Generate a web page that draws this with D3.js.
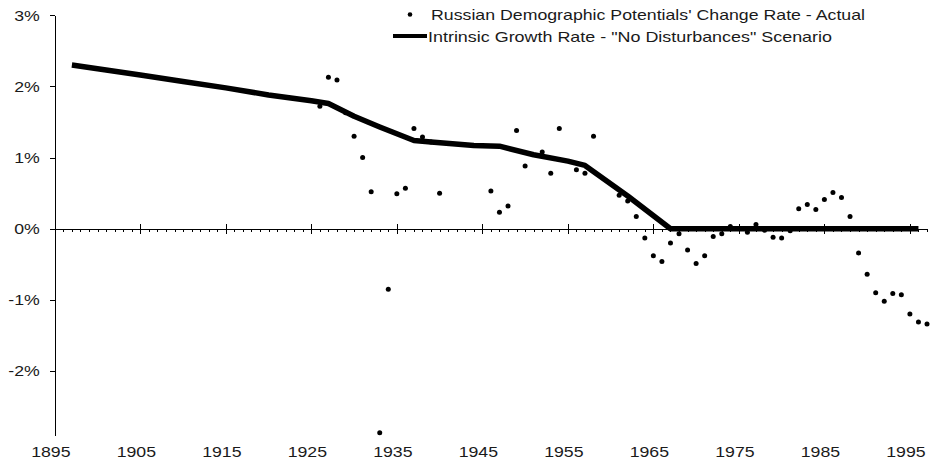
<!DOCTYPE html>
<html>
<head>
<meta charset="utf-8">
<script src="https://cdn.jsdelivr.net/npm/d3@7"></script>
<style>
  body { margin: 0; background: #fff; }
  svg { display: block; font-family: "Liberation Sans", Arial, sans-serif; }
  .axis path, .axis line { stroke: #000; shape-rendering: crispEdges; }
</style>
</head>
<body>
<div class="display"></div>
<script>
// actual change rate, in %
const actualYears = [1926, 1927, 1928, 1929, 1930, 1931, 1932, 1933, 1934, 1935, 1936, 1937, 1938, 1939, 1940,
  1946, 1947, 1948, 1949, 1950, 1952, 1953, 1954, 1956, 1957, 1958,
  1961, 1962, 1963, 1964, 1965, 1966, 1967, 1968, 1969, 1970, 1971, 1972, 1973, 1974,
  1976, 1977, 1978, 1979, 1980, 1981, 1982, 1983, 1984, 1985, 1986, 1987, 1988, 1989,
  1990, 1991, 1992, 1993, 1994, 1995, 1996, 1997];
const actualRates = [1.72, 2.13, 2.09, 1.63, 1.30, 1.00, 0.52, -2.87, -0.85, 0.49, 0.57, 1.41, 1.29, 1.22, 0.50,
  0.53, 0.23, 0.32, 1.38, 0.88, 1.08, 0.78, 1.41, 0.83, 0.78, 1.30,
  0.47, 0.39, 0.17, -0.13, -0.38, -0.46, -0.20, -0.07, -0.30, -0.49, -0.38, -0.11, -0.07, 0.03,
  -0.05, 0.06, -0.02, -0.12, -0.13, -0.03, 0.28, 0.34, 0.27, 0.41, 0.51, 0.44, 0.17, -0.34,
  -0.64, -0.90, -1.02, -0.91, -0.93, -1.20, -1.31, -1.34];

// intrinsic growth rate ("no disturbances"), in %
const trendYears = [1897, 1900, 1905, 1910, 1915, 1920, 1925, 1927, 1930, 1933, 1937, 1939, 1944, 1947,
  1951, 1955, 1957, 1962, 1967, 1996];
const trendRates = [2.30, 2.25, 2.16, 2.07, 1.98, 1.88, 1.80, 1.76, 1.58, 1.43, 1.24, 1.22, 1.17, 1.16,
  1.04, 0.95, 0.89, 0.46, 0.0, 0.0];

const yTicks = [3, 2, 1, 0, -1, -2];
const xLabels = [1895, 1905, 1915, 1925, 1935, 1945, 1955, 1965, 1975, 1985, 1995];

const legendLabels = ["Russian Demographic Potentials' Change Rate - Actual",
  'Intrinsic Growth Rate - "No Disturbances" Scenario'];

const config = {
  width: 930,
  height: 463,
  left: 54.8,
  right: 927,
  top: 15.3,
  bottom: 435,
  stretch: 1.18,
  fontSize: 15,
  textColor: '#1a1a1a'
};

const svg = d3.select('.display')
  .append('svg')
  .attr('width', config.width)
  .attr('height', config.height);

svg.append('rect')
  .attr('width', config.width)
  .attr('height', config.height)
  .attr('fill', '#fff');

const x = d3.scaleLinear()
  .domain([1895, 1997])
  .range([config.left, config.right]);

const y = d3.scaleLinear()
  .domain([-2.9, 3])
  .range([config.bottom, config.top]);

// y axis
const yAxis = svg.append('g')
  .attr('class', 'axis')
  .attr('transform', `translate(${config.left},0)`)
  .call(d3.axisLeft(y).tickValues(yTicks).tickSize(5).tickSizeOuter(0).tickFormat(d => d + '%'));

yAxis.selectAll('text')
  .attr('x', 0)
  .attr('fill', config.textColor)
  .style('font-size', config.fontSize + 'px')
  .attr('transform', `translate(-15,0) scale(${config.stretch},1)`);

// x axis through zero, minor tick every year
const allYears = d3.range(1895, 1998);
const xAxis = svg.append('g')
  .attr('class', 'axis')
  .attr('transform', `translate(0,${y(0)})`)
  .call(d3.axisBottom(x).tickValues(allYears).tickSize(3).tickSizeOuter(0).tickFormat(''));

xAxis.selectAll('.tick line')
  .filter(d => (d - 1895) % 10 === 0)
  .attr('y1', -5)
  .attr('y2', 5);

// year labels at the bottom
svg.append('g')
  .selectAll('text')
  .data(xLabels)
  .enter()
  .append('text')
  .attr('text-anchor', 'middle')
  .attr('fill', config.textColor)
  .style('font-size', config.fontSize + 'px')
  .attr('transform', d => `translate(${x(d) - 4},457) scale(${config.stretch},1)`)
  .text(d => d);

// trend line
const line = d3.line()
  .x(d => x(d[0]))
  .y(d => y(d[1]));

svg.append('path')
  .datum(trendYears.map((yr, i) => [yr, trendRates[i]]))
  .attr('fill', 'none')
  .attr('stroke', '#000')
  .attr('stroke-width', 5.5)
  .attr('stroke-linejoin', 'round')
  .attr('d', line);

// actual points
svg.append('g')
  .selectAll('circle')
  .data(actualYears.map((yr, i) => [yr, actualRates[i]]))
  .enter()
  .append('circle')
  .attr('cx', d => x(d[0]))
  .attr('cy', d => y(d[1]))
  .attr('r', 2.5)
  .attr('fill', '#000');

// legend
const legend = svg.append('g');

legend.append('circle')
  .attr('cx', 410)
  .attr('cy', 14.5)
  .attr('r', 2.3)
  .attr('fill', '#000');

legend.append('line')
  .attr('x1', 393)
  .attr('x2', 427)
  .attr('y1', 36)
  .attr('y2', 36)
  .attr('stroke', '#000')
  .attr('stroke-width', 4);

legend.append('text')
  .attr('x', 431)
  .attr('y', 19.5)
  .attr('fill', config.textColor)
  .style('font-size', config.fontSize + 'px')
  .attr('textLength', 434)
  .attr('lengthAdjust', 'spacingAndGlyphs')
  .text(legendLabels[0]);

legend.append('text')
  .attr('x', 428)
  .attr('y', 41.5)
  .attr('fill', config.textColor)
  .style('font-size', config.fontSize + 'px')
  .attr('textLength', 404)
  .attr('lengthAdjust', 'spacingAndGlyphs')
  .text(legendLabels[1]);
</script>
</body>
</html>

-- -- --

All the lines above are to be given again exactly as they read, with the pictures removed.

Generate a web page that draws this with D3.js.
<!DOCTYPE html>
<html>
<head>
<meta charset="utf-8">
<script src="https://cdn.jsdelivr.net/npm/d3@7"></script>
<style>
  body { margin: 0; background: #fff; }
  svg { display: block; font-family: "Liberation Sans", Arial, sans-serif; }
  .axis path, .axis line { stroke: #000; shape-rendering: crispEdges; }
</style>
</head>
<body>
<div class="display"></div>
<script>
// actual change rate, in %
const actualYears = [1926, 1927, 1928, 1929, 1930, 1931, 1932, 1933, 1934, 1935, 1936, 1937, 1938, 1939, 1940,
  1946, 1947, 1948, 1949, 1950, 1952, 1953, 1954, 1956, 1957, 1958,
  1961, 1962, 1963, 1964, 1965, 1966, 1967, 1968, 1969, 1970, 1971, 1972, 1973, 1974,
  1976, 1977, 1978, 1979, 1980, 1981, 1982, 1983, 1984, 1985, 1986, 1987, 1988, 1989,
  1990, 1991, 1992, 1993, 1994, 1995, 1996, 1997];
const actualRates = [1.72, 2.13, 2.09, 1.63, 1.30, 1.00, 0.52, -2.87, -0.85, 0.49, 0.57, 1.41, 1.29, 1.22, 0.50,
  0.53, 0.23, 0.32, 1.38, 0.88, 1.08, 0.78, 1.41, 0.83, 0.78, 1.30,
  0.47, 0.39, 0.17, -0.13, -0.38, -0.46, -0.20, -0.07, -0.30, -0.49, -0.38, -0.11, -0.07, 0.03,
  -0.05, 0.06, -0.02, -0.12, -0.13, -0.03, 0.28, 0.34, 0.27, 0.41, 0.51, 0.44, 0.17, -0.34,
  -0.64, -0.90, -1.02, -0.91, -0.93, -1.20, -1.31, -1.34];

// intrinsic growth rate ("no disturbances"), in %
const trendYears = [1897, 1900, 1905, 1910, 1915, 1920, 1925, 1927, 1930, 1933, 1937, 1939, 1944, 1947,
  1951, 1955, 1957, 1962, 1967, 1996];
const trendRates = [2.30, 2.25, 2.16, 2.07, 1.98, 1.88, 1.80, 1.76, 1.58, 1.43, 1.24, 1.22, 1.17, 1.16,
  1.04, 0.95, 0.89, 0.46, 0.0, 0.0];

const yTicks = [3, 2, 1, 0, -1, -2];
const xLabels = [1895, 1905, 1915, 1925, 1935, 1945, 1955, 1965, 1975, 1985, 1995];

const legendLabels = ["Russian Demographic Potentials' Change Rate - Actual",
  'Intrinsic Growth Rate - "No Disturbances" Scenario'];

const config = {
  width: 930,
  height: 463,
  left: 54.8,
  right: 927,
  top: 15.3,
  bottom: 435,
  stretch: 1.18,
  fontSize: 15,
  textColor: '#1a1a1a'
};

const svg = d3.select('.display')
  .append('svg')
  .attr('width', config.width)
  .attr('height', config.height);

svg.append('rect')
  .attr('width', config.width)
  .attr('height', config.height)
  .attr('fill', '#fff');

const x = d3.scaleLinear()
  .domain([1895, 1997])
  .range([config.left, config.right]);

const y = d3.scaleLinear()
  .domain([-2.9, 3])
  .range([config.bottom, config.top]);

// y axis
const yAxis = svg.append('g')
  .attr('class', 'axis')
  .attr('transform', `translate(${config.left},0)`)
  .call(d3.axisLeft(y).tickValues(yTicks).tickSize(5).tickSizeOuter(0).tickFormat(d => d + '%'));

yAxis.selectAll('text')
  .attr('x', 0)
  .attr('fill', config.textColor)
  .style('font-size', config.fontSize + 'px')
  .attr('transform', `translate(-15,0) scale(${config.stretch},1)`);

// x axis through zero, minor tick every year
const allYears = d3.range(1895, 1998);
const xAxis = svg.append('g')
  .attr('class', 'axis')
  .attr('transform', `translate(0,${y(0)})`)
  .call(d3.axisBottom(x).tickValues(allYears).tickSize(3).tickSizeOuter(0).tickFormat(''));

xAxis.selectAll('.tick line')
  .filter(d => (d - 1895) % 10 === 0)
  .attr('y1', -5)
  .attr('y2', 5);

// year labels at the bottom
svg.append('g')
  .selectAll('text')
  .data(xLabels)
  .enter()
  .append('text')
  .attr('text-anchor', 'middle')
  .attr('fill', config.textColor)
  .style('font-size', config.fontSize + 'px')
  .attr('transform', d => `translate(${x(d) - 4},457) scale(${config.stretch},1)`)
  .text(d => d);

// trend line
const line = d3.line()
  .x(d => x(d[0]))
  .y(d => y(d[1]));

svg.append('path')
  .datum(trendYears.map((yr, i) => [yr, trendRates[i]]))
  .attr('fill', 'none')
  .attr('stroke', '#000')
  .attr('stroke-width', 5.5)
  .attr('stroke-linejoin', 'round')
  .attr('d', line);

// actual points
svg.append('g')
  .selectAll('circle')
  .data(actualYears.map((yr, i) => [yr, actualRates[i]]))
  .enter()
  .append('circle')
  .attr('cx', d => x(d[0]))
  .attr('cy', d => y(d[1]))
  .attr('r', 2.5)
  .attr('fill', '#000');

// legend
const legend = svg.append('g');

legend.append('circle')
  .attr('cx', 410)
  .attr('cy', 14.5)
  .attr('r', 2.3)
  .attr('fill', '#000');

legend.append('line')
  .attr('x1', 393)
  .attr('x2', 427)
  .attr('y1', 36)
  .attr('y2', 36)
  .attr('stroke', '#000')
  .attr('stroke-width', 4);

legend.append('text')
  .attr('x', 431)
  .attr('y', 19.5)
  .attr('fill', config.textColor)
  .style('font-size', config.fontSize + 'px')
  .attr('textLength', 434)
  .attr('lengthAdjust', 'spacingAndGlyphs')
  .text(legendLabels[0]);

legend.append('text')
  .attr('x', 428)
  .attr('y', 41.5)
  .attr('fill', config.textColor)
  .style('font-size', config.fontSize + 'px')
  .attr('textLength', 404)
  .attr('lengthAdjust', 'spacingAndGlyphs')
  .text(legendLabels[1]);
</script>
</body>
</html>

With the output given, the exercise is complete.